What you need to know:
- He spoke on Wednesday evening as he received two-time Boston Marathon champion Moses Tanui who paid a courtesy call at Nation Centre.
- Tanui is also the first man to run a sub one-hour half marathon (59 minutes and 47 seconds on April 3, 1993, in Milan).
The Nation Media Group (NMG) will soon roll out mentorship programmes to highlight the achievements of Kenya’s sports legends, building on their success to inspire the future generation of stars.
NMG’s Chief Executive Officer Stephen Gitagama said Kenyan sportspeople remain uncelebrated at home despite their impeccable role as the country’s ambassadors, a trend that needs to be reversed for posterity.
“We are extremely proud of our athletes, especially those who have transformed themselves to remain relevant after their careers in competition. The young ones need to learn from this success to build their careers,” Gitagama said.
He spoke on Wednesday evening as he received two-time Boston Marathon champion Moses Tanui who paid a courtesy call at Nation Centre.
Tanui is also the first man to run a sub one-hour half marathon (59 minutes and 47 seconds on April 3, 1993, in Milan).
He also won the world 10,000 metres title at the Tokyo World Championships in 1991, only one of three Kenyans to achieve this feat, the others being Charles Kamathi (Edmonton, 2001) and Paul Kipkoech (Rome, 1987).
Bizarrely, Kenya has won only one gold medal over the 25-lap distance at the Olympic Games – through Naftali Temu at the 1968 Mexico Games.
Tanui, a founding director of the Eldoret City Marathon, said he’s happy to partner with NMG in promoting athletics at primary school level where he will mentor young stars in a programme to be run jointly with NMG.
“The media needs to build sportspeople. Outside Kenya, sportspeople are given more respect than that they are accorded at home,” Tanui reflected.

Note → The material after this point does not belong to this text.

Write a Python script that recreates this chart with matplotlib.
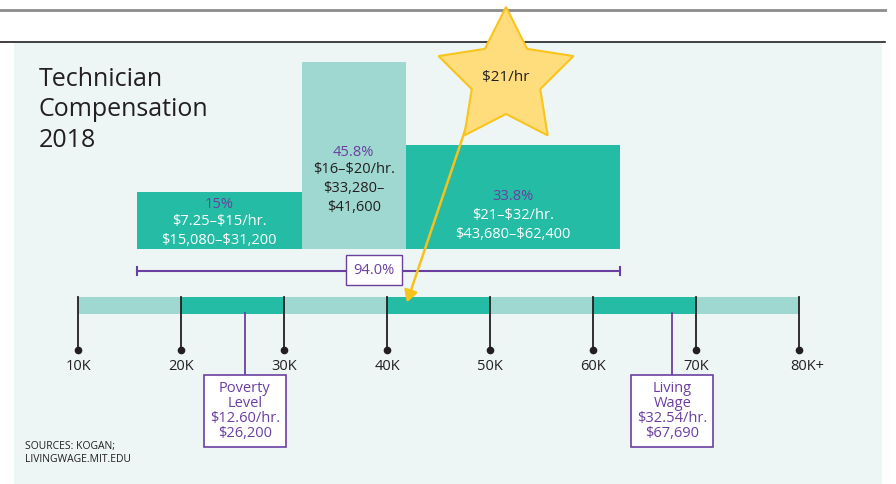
import numpy as np
import matplotlib.pyplot as plt
from matplotlib.patches import Rectangle, Polygon, FancyArrowPatch

plt.rcParams["font.family"] = ["Open Sans", "DejaVu Sans"]
plt.rcParams["text.parse_math"] = False

DARK = '#25bca5'
LIGHT = '#9fd8d0'
PURPLE = '#6b3fa0'
PANEL = '#edf6f4'
INK = '#231f20'

# salary axis (dollars)
tick_values = [10000, 20000, 30000, 40000, 50000, 60000, 70000, 80000]
tick_labels = ['10K', '20K', '30K', '40K', '50K', '60K', '70K', '80K+']

# distribution bars
bar_edges = [15700, 31700, 41800, 62600]
bar_heights = [57, 187, 104]
bar_pcts = ['15%', '45.8%', '33.8%']
bar_hourly = ['$7.25–$15/hr.', '$16–$20/hr.', '$21–$32/hr.']
bar_annual = ['$15,080–$31,200', '$33,280–\n$41,600', '$43,680–$62,400']
bar_colors = [DARK, LIGHT, DARK]
total_pct = '94.0%'

# reference markers
poverty = 26200
poverty_text = 'Poverty\nLevel\n$12.60/hr.\n$26,200'
living = 67690
living_text = 'Living\nWage\n$32.54/hr.\n$67,690'
star_text = '$21/hr'

W, H = 896, 484
PX_PER_USD = (799.3 - 78) / 70000


def usd(px):
    return 10000 + (px - 78) / PX_PER_USD


fig = plt.figure(figsize=(W / 100, H / 100), dpi=100)
ax = fig.add_axes([0, 0, 1, 1])
ax.set_xlim(usd(0), usd(W))
ax.set_ylim(H, 0)
ax.axis('off')

# frame lines and panel
ax.plot([usd(0), usd(885)], [10, 10], color='#8c8c8c', lw=2)
ax.plot([usd(0), usd(885)], [42, 42], color=INK, lw=1.2)
ax.add_patch(Rectangle((usd(14), 43), usd(882) - usd(14), H - 43,
                       color=PANEL, lw=0, zorder=0))

ax.text(usd(39), 110, 'Technician\nCompensation\n2018', fontsize=18,
        color=INK, va='center', ha='left', linespacing=1.3)

# bars
base = 249
for i in range(3):
    x0, x1 = bar_edges[i], bar_edges[i + 1]
    ax.add_patch(Rectangle((x0, base - bar_heights[i]), x1 - x0, bar_heights[i],
                           color=bar_colors[i], lw=0, zorder=2))

txt_kw = dict(ha='center', va='center', fontsize=10.5, zorder=5)
# left bar
cx = (bar_edges[0] + bar_edges[1]) / 2
ax.text(cx, 204, bar_pcts[0], color=PURPLE, **txt_kw)
ax.text(cx, 222, bar_hourly[0], color='white', **txt_kw)
ax.text(cx, 241, bar_annual[0], color='white', **txt_kw)
# middle bar
cx = (bar_edges[1] + bar_edges[2]) / 2
ax.text(cx, 152, bar_pcts[1], color=PURPLE, **txt_kw)
ax.text(cx, 170, bar_hourly[1], color=INK, **txt_kw)
ax.text(cx, 198, bar_annual[1], color=INK, linespacing=1.3, **txt_kw)
# right bar
cx = (bar_edges[2] + bar_edges[3]) / 2
ax.text(cx, 197, bar_pcts[2], color=PURPLE, **txt_kw)
ax.text(cx, 216, bar_hourly[2], color='white', **txt_kw)
ax.text(cx, 235, bar_annual[2], color='white', **txt_kw)

# 94% range bracket
ax.plot([bar_edges[0], bar_edges[-1]], [271, 271], color=PURPLE, lw=1.5, zorder=3)
for xe in (bar_edges[0], bar_edges[-1]):
    ax.plot([xe, xe], [267, 275], color=PURPLE, lw=1.5, zorder=3)
ax.text(usd(374), 270, total_pct, ha='center', va='center', fontsize=10.5,
        color=PURPLE, zorder=5,
        bbox=dict(boxstyle='square,pad=0.5', fc='white', ec=PURPLE, lw=1))

# salary strip
for i in range(len(tick_values) - 1):
    c = LIGHT if i % 2 == 0 else DARK
    ax.add_patch(Rectangle((tick_values[i], 297), tick_values[i + 1] - tick_values[i],
                           16.5, color=c, lw=0, zorder=2))
for v, lab in zip(tick_values, tick_labels):
    ax.plot([v, v], [297, 350], color=INK, lw=1.3, zorder=3)
    ax.plot(v, 350, 'o', color=INK, ms=4.5, zorder=3)
    dx = 8 / PX_PER_USD if lab.endswith('+') else 0
    ax.text(v + dx, 366, lab, ha='center', va='center', fontsize=10.5, color=INK)

# poverty / living wage callouts
for v, t in ((poverty, poverty_text), (living, living_text)):
    ax.plot([v, v], [313, 375], color=PURPLE, lw=1.3, zorder=3)
    ax.text(v, 411, t, ha='center', va='center', fontsize=10.5, color=PURPLE,
            linespacing=1.0, zorder=5,
            bbox=dict(boxstyle='square,pad=0.4', fc='white', ec=PURPLE, lw=1.2))

ax.text(usd(25), 453, 'SOURCES: KOGAN;\nLIVINGWAGE.MIT.EDU', fontsize=7.5,
        color=INK, ha='left', va='center', linespacing=1.35)

# arrow from star
ax.add_patch(FancyArrowPatch((usd(472), 110), (usd(406), 305),
                             arrowstyle='-|>,head_length=7,head_width=4',
                             color='#f8c21a', lw=1.8, zorder=6))

# star
ang = np.pi / 2 + np.arange(10) * np.pi / 5
rad = np.where(np.arange(10) % 2 == 0, 71, 36)
sx = usd(506 + rad * np.cos(ang))
sy = 78 - rad * np.sin(ang)
ax.add_patch(Polygon(np.column_stack([sx, sy]), closed=True, fc='#ffdc7c',
                     ec='#f9c51c', lw=1.5, zorder=7))
ax.text(usd(506), 78, star_text, ha='center', va='center', fontsize=11,
        color=INK, zorder=8)

fig.savefig('out.png', dpi=100)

“In fact, there are only two types of persons the national anthem is played for beyond our borders – the President and sportspeople whenever they are on the podium,” Tanui added, with a touch of humour.
The distance running legend, who won the Boston Marathon in 1996 and 1998, noted that sports is a vehicle that brings people together and ought to be accorded better recognition.
“In 2008, for instance, the Beijing Olympic Games brought the country together even at a time when the country was going through difficult moments,” he said.
“Also, you all saw how united we were in triumph when Eliud Kipchoge broke the two-hour barrier in the marathon during the INEOS 1:59 Challenge in Vienna in 2019.”
Gitagama, an ardent follower of sport, appealed to the successful retired athletes to make time to inspire the young generation of runners and teach them, among other issues, the importance of running clean.
“It’s disappointing to see senior athletes banned for doping while they would actually still win without using performance-enhancing substances. These athletes continue to spoil the hard-earned reputation of Kenya and a sporting giant,” the CEO - who was accompanied by NMG’s Head of External Affairs and Marketing Clifford Machoka and Commercial Manager Mercy Kamunya - pointed out.
“If the athletes are not well educated while they are still young, in primary school, they they will go astray,” Gitagama said.
“The Nation Media Group will continue to offer coverage to highlight these young stars on our platforms because this is how scouts will pick them and develop their careers.
“We shall use our platforms to tell society the value of sports. We shall work closely with the county governments and the education sector on this.”